I don’t work overtime in my software engineering role for a host of great reasons. However, there is another reason software engineering overtime is all types of bad — and this time it is something that impacts teams.

Your Rights As A Software Developer

Working for free isn’t something any professional software engineer should consider.

The fact is that you are paid for your knowledge, experience, and time. If your knowledge and experience are insufficient for you to produce functionality in a reasonable time your employer should help you to reach that level with some sort of plan.

Did someone say training?

Certainly, you should not be making up deficiencies in your company by funding their software development with your own time.

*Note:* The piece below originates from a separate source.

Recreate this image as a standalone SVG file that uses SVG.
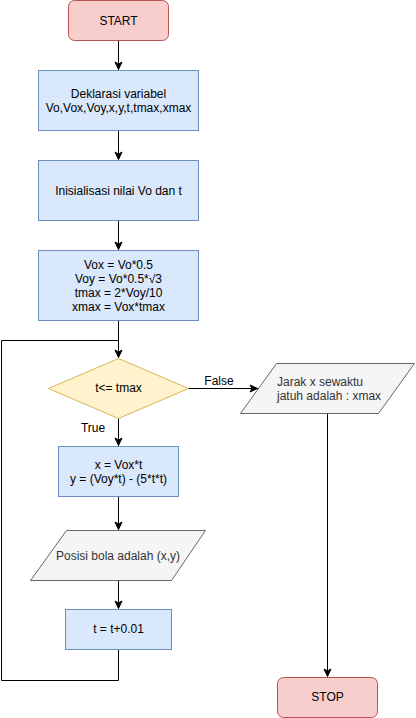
<svg xmlns="http://www.w3.org/2000/svg" width="416" height="718" viewBox="0 0 416 718">
<style>
text{font-family:"Liberation Sans",Arial,sans-serif;font-size:12px;text-anchor:middle;fill:#000}
.red{fill:#f8cecc;stroke:#b85450}
.blue{fill:#dae8fc;stroke:#6c8ebf}
.yel{fill:#fff2cc;stroke:#d6b656}
.gray{fill:#f5f5f5;stroke:#666666}
.gt{fill:#333333}
.edge{fill:none;stroke:#000;stroke-width:1}
</style>
<defs>
<marker id="arr" markerWidth="10" markerHeight="10" refX="9" refY="5" orient="auto" markerUnits="userSpaceOnUse">
<path d="M1.5,1.5 L9,5 L1.5,8.5 L3.5,5 Z" fill="#000" stroke="#000" stroke-width="1"/>
</marker>
</defs>
<g id="connectors">
<path class="edge" d="M118.5,40.5 V69.5" marker-end="url(#arr)"/>
<path class="edge" d="M118.5,130.5 V159.5" marker-end="url(#arr)"/>
<path class="edge" d="M118.5,220.5 V249.5" marker-end="url(#arr)"/>
<path class="edge" d="M118.5,320.5 V357.5" marker-end="url(#arr)"/>
<path class="edge" d="M118.5,418.5 V445.5" marker-end="url(#arr)"/>
<path class="edge" d="M118.5,496.5 V529.5" marker-end="url(#arr)"/>
<path class="edge" d="M118.5,580.5 V608.5" marker-end="url(#arr)"/>
<path class="edge" d="M118.5,649.5 V680.5 H1.5 V340.5 H118.5"/>
<path class="edge" d="M188.5,388.5 H257.5" marker-end="url(#arr)"/>
<path class="edge" d="M327.5,413.5 V676.5" marker-end="url(#arr)"/>
<text x="93" y="432">True</text>
<text x="219" y="385">False</text>
</g>
<g id="start">
<rect class="red" x="68.5" y="0.5" width="100" height="40" rx="6"/>
<text x="118.5" y="25">START</text>
</g>
<g id="deklarasi">
<rect class="blue" x="38.5" y="70.5" width="160" height="60"/>
<text x="118.5" y="98">Deklarasi variabel</text>
<text x="118.5" y="112">Vo,Vox,Voy,x,y,t,tmax,xmax</text>
</g>
<g id="inisialisasi">
<rect class="blue" x="38.5" y="160.5" width="160" height="60"/>
<text x="118.5" y="195">Inisialisasi nilai Vo dan t</text>
</g>
<g id="hitung">
<rect class="blue" x="38.5" y="250.5" width="160" height="70"/>
<text x="118.5" y="269">Vox = Vo*0.5</text>
<text x="118.5" y="283">Voy = Vo*0.5*√3</text>
<text x="118.5" y="297">tmax = 2*Voy/10</text>
<text x="118.5" y="311">xmax = Vox*tmax</text>
</g>
<g id="kondisi">
<polygon class="yel" points="118.5,358.5 188.5,388.5 118.5,418.5 48.5,388.5"/>
<text x="118.5" y="392">t&lt;= tmax</text>
</g>
<g id="posisi">
<rect class="blue" x="58.5" y="446.5" width="120" height="50"/>
<text x="118.5" y="469">x = Vox*t</text>
<text x="118.5" y="483">y = (Voy*t) - (5*t*t)</text>
</g>
<g id="output-posisi">
<polygon class="gray" points="66.5,530.5 205.5,530.5 171.5,580.5 30.5,580.5"/>
<text class="gt" x="118" y="560">Posisi bola adalah (x,y)</text>
</g>
<g id="increment">
<rect class="blue" x="65.5" y="609.5" width="106" height="40"/>
<text x="118.5" y="633">t = t+0.01</text>
</g>
<g id="output-jarak">
<polygon class="gray" points="276.5,363.5 414.5,363.5 378.5,413.5 240.5,413.5"/>
<text class="gt" x="277" y="386" style="text-anchor:start">Jarak x sewaktu</text>
<text class="gt" x="277" y="400" style="text-anchor:start">jatuh adalah : xmax</text>
</g>
<g id="stop">
<rect class="red" x="277.5" y="677.5" width="100" height="40" rx="6"/>
<text x="327.5" y="701">STOP</text>
</g>
</svg>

Which is a compelling way to say working overtime isn’t in your interest. It isn’t the most compelling reason for you to avoid working overtime that would affect an entire team.

Look After Your Health

I’ve previously covered why your health is important as a software developer. You might think that looking after your back and general health would be important for a whole team as it is something that affects each and every developer.

It isn’t as important as the issue we are going to cover in this article.

The Agile Angle

Here we go. This is it.

If you throw time at a problem and solve it, the Agile methodology will punish you in subsequent sprints. Let me explain.

In Agile the team estimates the amount of work that can be delivered in a sprint, and this estimate is based on the work that has been achieved in previous sprints. When a developer brings in work that is not measured they effectively increase a team's velocity without properly accounting for the effort they are putting in.

Why should I care about the accountancy of work? I just deliver (excellent features).

If you flood a sprint with unaccounted overtime, subsequent sprints assume that you have the same amount of available time. As a developer, you are setting the expectation that you will continue to work overtime. You’re setting yourself up for toxic work conditions, and perhaps giving your colleagues the same expectations for their work.

The result of this can be to introduce a cycle of overcommitment and under-delivery into your feature team. If you’ve ever wondered where toxicity and a culture of unproductive teams start, you now have your answer. It starts with a single developer.

Are you saying it’s my fault?

Agile is about a constant, sustainable pace of work. Undermining that becomes a root cause of issues within the team. If you don’t care about sustainable working practices, it seems you don’t really care about your collegues. That can’t be right.

I don’t care about people.

Conclusion

Overtime is a quick fix for a specific problem. I’m actually not against fixing problems in your own time that are “your fault”. The definition of “your fault” gets smaller and smaller over time as having insufficient experience for a task actually isn’t “your fault”.

Moreover, overtime can undermine the principles of the Agile methodology. It’s not about you, it’s about working in a team and managing a workload well beyond any individual developer. 

Remember: you should always be thinking about your team and not just yourself. If everyone did that I suspect that the software development industry would work rather better.